While trying to control unruly politicians who repeatedly disrupted Jaswant Singh’s Budget speech, Lok Sabha Speaker Manohar Joshi was totally at home. As a teacher by profession and a leader of a volatile party like the Shiv Sena, he seems perfectly suited for the post of the Speaker. A few hours later, one got a taste of the kind of crowds that Joshi was probably used to handling.

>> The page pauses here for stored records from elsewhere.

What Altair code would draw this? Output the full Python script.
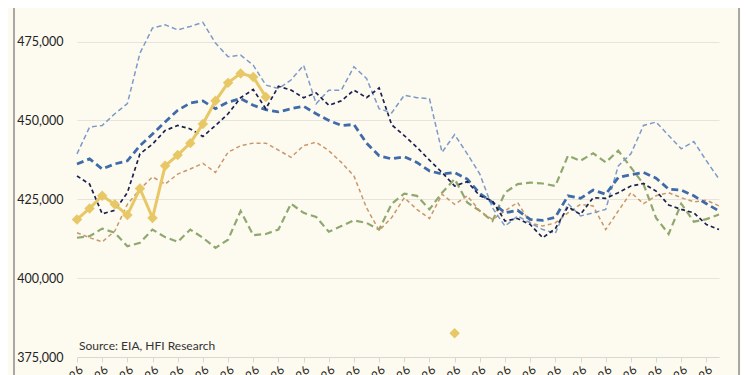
import altair as alt
import pandas as pd

# x positions: weekly index (0..51), labels every second week
week_index = list(range(52))
tick_labels = ["2-Jan-26", "16-Jan-26", "30-Jan-26", "13-Feb-26", "27-Feb-26", "13-Mar-26",
               "27-Mar-26", "10-Apr-26", "24-Apr-26", "8-May-26", "22-May-26", "5-Jun-26",
               "19-Jun-26", "3-Jul-26", "17-Jul-26", "31-Jul-26", "14-Aug-26", "28-Aug-26",
               "11-Sep-26", "25-Sep-26", "9-Oct-26", "23-Oct-26", "6-Nov-26", "20-Nov-26",
               "4-Dec-26", "18-Dec-26"]

# values in thousand barrels
light_blue = [439.4, 447.9, 448.4, 452.1, 455.3, 471.3, 479.3, 480.3, 478.7, 479.8, 481.1, 474.5, 470.2,
              470.7, 467.5, 461.2, 460.1, 462.8, 467.5, 455.3, 459.6, 459.6, 467.0, 463.3, 453.7, 452.4,
              458.0, 457.2, 456.9, 439.9, 445.5, 439.4, 433.0, 422.3, 416.5, 419.7, 417.5, 415.4, 414.2,
              423.6, 419.7, 420.7, 421.8, 435.6, 439.4, 448.4, 449.5, 445.2, 441.0, 443.3, 437.2, 431.4]
navy = [432.4, 429.8, 420.4, 421.5, 427.1, 439.4, 442.5, 446.8, 448.4, 447.3, 444.9, 448.4, 452.1,
        457.2, 459.8, 453.7, 460.8, 459.6, 457.2, 458.7, 454.8, 456.2, 459.6, 457.2, 460.3, 448.6,
        445.2, 441.5, 437.4, 433.5, 429.2, 430.6, 426.1, 424.5, 418.1, 418.9, 417.0, 412.8, 415.7,
        422.6, 420.2, 425.5, 425.3, 427.1, 429.2, 430.0, 427.6, 423.2, 421.8, 420.7, 417.0, 415.4]
mid_blue = [436.2, 437.8, 434.6, 436.2, 437.2, 442.0, 445.7, 449.5, 453.2, 455.5, 456.2, 453.7, 455.8,
            456.9, 454.8, 453.4, 452.7, 453.7, 454.5, 452.1, 450.0, 448.4, 448.7, 442.8, 438.8, 437.8,
            438.5, 436.7, 434.0, 433.0, 433.5, 431.4, 426.8, 424.0, 420.7, 421.5, 418.6, 418.3, 419.3,
            426.1, 425.3, 427.9, 426.6, 431.9, 432.8, 433.5, 431.7, 428.2, 427.9, 426.1, 423.6, 421.3]
brown = [414.4, 412.8, 411.5, 414.9, 423.4, 428.2, 432.1, 429.8, 433.0, 434.6, 436.4, 433.5, 439.9,
         442.0, 442.8, 442.8, 440.6, 438.3, 442.0, 443.1, 440.4, 436.7, 432.4, 422.3, 415.1, 419.2,
         425.5, 421.8, 418.9, 426.6, 423.4, 426.1, 421.3, 418.6, 421.3, 424.0, 417.5, 416.5, 417.5,
         420.7, 423.4, 422.9, 415.4, 421.3, 427.1, 423.6, 426.1, 427.1, 425.5, 424.2, 424.7, 422.9]
green = [412.8, 413.3, 415.7, 414.4, 410.1, 411.2, 415.4, 413.0, 411.5, 415.4, 412.8, 409.6, 412.2,
         421.3, 413.6, 414.0, 415.4, 423.6, 420.7, 419.4, 414.7, 416.5, 418.3, 417.5, 415.4, 423.6,
         426.8, 426.1, 421.8, 427.1, 431.4, 424.0, 421.3, 418.1, 427.1, 429.8, 430.3, 430.0, 429.2,
         438.8, 437.2, 439.6, 436.7, 440.4, 435.1, 429.8, 419.1, 414.0, 423.6, 417.9, 418.7, 420.2]
gold = [418.6, 422.1, 426.1, 423.4, 420.0, 428.4, 419.1, 435.6, 439.0, 442.8, 448.9, 456.2, 461.9,
        464.9, 463.8, 457.4]
gold_extra_index = [30]
gold_extra_value = [382.5]

y_ticks = [375000, 400000, 425000, 450000, 475000]

CREAM = "#FDFAF0"
FONT = "Lato"

x_scale = alt.Scale(domain=[0, 51], nice=False, zero=False)
y_scale = alt.Scale(domain=[375000, 485636], nice=False, zero=False)

label_array = "[" + ",".join("'" + s + "'" for s in tick_labels) + "]"

x_axis = alt.Axis(values=list(range(0, 52, 2)), labelExpr=label_array + "[round(datum.value / 2)]",
                  labelAngle=-45, grid=False, domain=True, domainColor="#D9D9D4", domainWidth=1,
                  ticks=True, tickColor="#D9D9D4", tickSize=5, labelFont=FONT, labelFontSize=12,
                  labelColor="#222222", labelPadding=2, title=None, labelOverlap=False)
y_axis = alt.Axis(values=y_ticks, format=",.0f", grid=True, gridColor="#E6E4DC", gridWidth=1,
                  domain=False, ticks=False, labelFont=FONT, labelFontSize=12.5, labelColor="#222222",
                  labelPadding=14, title=None)

X = alt.X("w:Q", scale=x_scale, axis=x_axis)
Y = alt.Y("v:Q", scale=y_scale, axis=y_axis)

one = pd.DataFrame({"a": [0]})

border_l = alt.Chart(one).mark_rule(color="#8C8C8C", strokeWidth=1.5).encode(
    x=alt.value(-63), y=alt.value(-20), y2=alt.value(420))
border_r = alt.Chart(one).mark_rule(color="#8C8C8C", strokeWidth=1.5).encode(
    x=alt.value(662), y=alt.value(-20), y2=alt.value(420))

def dashed(values, color, width, dash):
    df = pd.DataFrame({"w": week_index, "v": [v * 1000 for v in values]})
    return alt.Chart(df).mark_line(color=color, strokeWidth=width, strokeDash=dash).encode(x=X, y=Y)

l_green = dashed(green, "#8FA86E", 2.2, [7, 4])
l_brown = dashed(brown, "#C9976A", 1.5, [4, 3])
l_light = dashed(light_blue, "#7D9BC8", 1.5, [5, 3])
l_mid = dashed(mid_blue, "#3F6BA9", 2.8, [7, 4])
l_navy = dashed(navy, "#1B2150", 1.7, [4, 3])

gold_df = pd.DataFrame({"w": week_index[:len(gold)], "v": [v * 1000 for v in gold]})
gold_pts_df = pd.DataFrame({"w": week_index[:len(gold)] + gold_extra_index,
                            "v": [v * 1000 for v in gold + gold_extra_value]})
gold_line = alt.Chart(gold_df).mark_line(color="#E8C866", strokeWidth=3).encode(x=X, y=Y)
gold_pts = alt.Chart(gold_pts_df).mark_point(shape="diamond", filled=True, size=110,
                                             color="#E8C866", opacity=1).encode(x=X, y=Y)

source = alt.Chart(one).mark_text(text="Source: EIA, HFI Research", align="left", baseline="middle",
                                  font=FONT, fontSize=12, color="#333333").encode(
    x=alt.value(2), y=alt.value(338))

chart = alt.layer(border_l, border_r, l_green, l_brown, l_light, l_mid,
                  l_navy, gold_line, gold_pts, source).properties(
    width=642, height=349,
    autosize=alt.AutoSizeParams(type="none"),
    padding={"left": 69, "top": 0, "right": 22, "bottom": 30},
).configure(background=CREAM).configure_view(stroke=None)

chart.save("out.html", embed_options={"renderer": "svg", "actions": False})
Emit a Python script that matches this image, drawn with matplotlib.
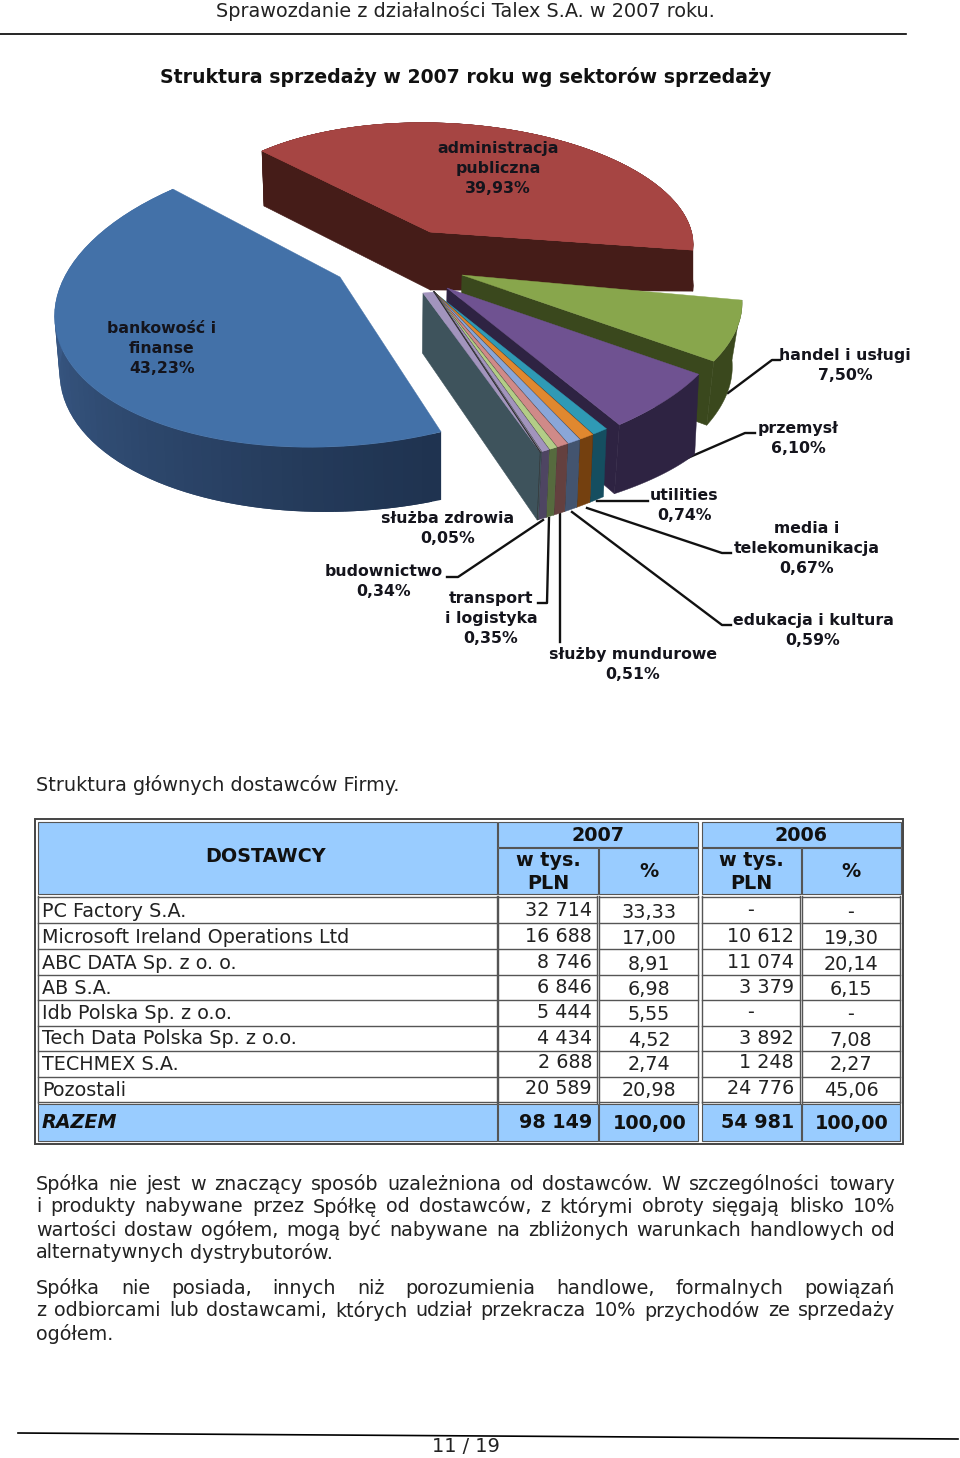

A little after the Finance Minister wrapped up his Budget speech in Parliament, a few hundred Shiv Sainiks were attacking former Navy Chief Vishnu Bhagwat outside the Communist Party of India (CPI) office at Prabhadevi in Mumbai. They were allegedly protesting Bhagwat’s utterances against the freedom fighter Veer Savarkar. Having attacked Bhagwat, the mob turned its fury on the building and the cars parked behind it (most of them had nothing to do with Bhagwat or the CPI). Less than a dozen unarmed policemen ineffectually tried to chase the mob, but it was a lost battle. A few photographers dodged the stone throwers and clicked pictures. Suddenly, part of the mob turned its attention to the opposite building, probably trying to find a few more cars to mangle. The protesters charged that they were being photographed by someone in the building. But what about the lensmen with them? Obviously, one should not expect logic from a Sena mob. Fortunately, a wannabe lady leader stepped up to issue some dire warnings and led the group away. Predictably, large police reinforcements arrived after the damage was done and dispersed the hangers-on. This would probably have been just part of the day’s work in Joshi’s life before he became Chief Minister, Union Minister and finally the Speaker—it is also probably routine for those shouting at Jaswant Singh in Parliament.

Open-end gains

Remember Morgan Stanley Growth Fund? The same one where investors stood in long queues or bought in the grey market in 1994, because the fantastic foreign fund managers were expected to double Net Asset Value (NAV) within weeks? After languishing below par for years the Fund shrank its size by buying back units and performance slowly improved until the NAV rose to Rs 12.28. However, investors got nothing except tiny dividends. An exit is expensive because the market price remains below par. For over a year now, Morgan Stanley’s investors have been lobbying for the Fund to go open-ended, in the hope that it will trade above par value and give them a decent exit option if they need one. But so far, Morgan Stanley has ignored investors and preferred to remain the only close-ended fund other than the Mastershare.

Harassing calls

They call on your mobile phone, wake up senior citizens with their afternoon calls, are rude, aggressive and a constant harassment. Yes, one is talking about the marketing agents for credit card companies and banks who pester people with phone calls, get more boorish by the day and unlike spam mail cannot be blocked. Moreover, they are so completely focussed on marketing that they don’t even want feedback. A reader who tried to tell Hong Kong Bank’s credit card agent that her husband had returned his credit card for deficient service and the bank hadn’t even bothered to ask why, had the phone banged down on her mid sentence. But it is unlikely that the agency will stop calling on behalf of the same bank.